- Based on: A Platter of Gold: Making Nigeria Possessed: A History of Law & Justice in the Crown Colony of Lagos 1861–1906 The King and the Colony for Journey of an African Colony
- Directed by: BB Sasore
- Narrated by: Olasupo Shasore
- Country of origin: Nigeria

Production
- Production company: Quramo Production

Original release
- Network: Netflix
- Release: 2019

= Journey of an African Colony =

Nigerian film documentary series

Journey of an African Colony, The Making of Nigeria is a seven-episode Nigerian documentary series. It was released on Netflix on the 60th anniversary of Nigeria's independence. The series is based on two books — Possessed: A History of Law & Justice in the Crown Colony of Lagos 1861–1906 and A Platter of Gold: Making Nigeria — by retired attorney general and commissioner for justice in Lagos State, Olasupo Shasore.

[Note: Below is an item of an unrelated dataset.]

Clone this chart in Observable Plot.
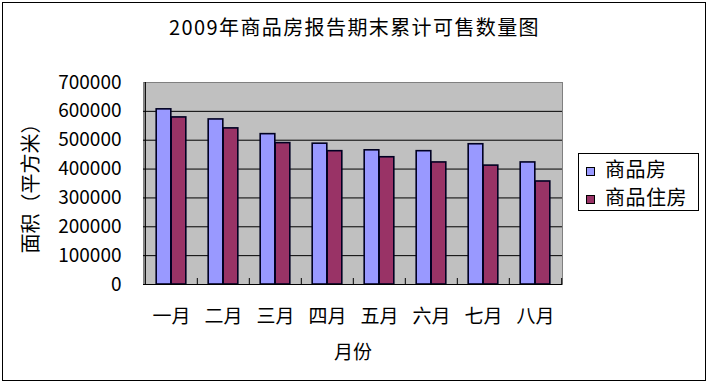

It is narrated and produced by Shasore. The series overviews the history of colonization, the slave trade, and independence in Nigeria.

Shasore travelled Nigeria for the series which has an emphasis on the slave era, pre-colonialism, and independence. While there are archives that contain a comprehensive history of the country, there are hardly any media with detailed narrative like Journey of an African Colony. It underlines the discrepancy between purported and actual goals of colonial powers, mainly Great Britain.

Journey of an African Colony: The Making of Nigeria is a seven-episode docuseries, each half an hour long. Journey of an African Colony did a brief run on television in 2019 because Shasore wanted to make sure it was seen in Nigeria before it aired internationally.

The series was directed by BB Sasore, with sound design by Kulanen Ikyo and cinematography by Ola Cardoso. Historical maps for the documentary were provided by Ademide Adelusi-Adeluyi.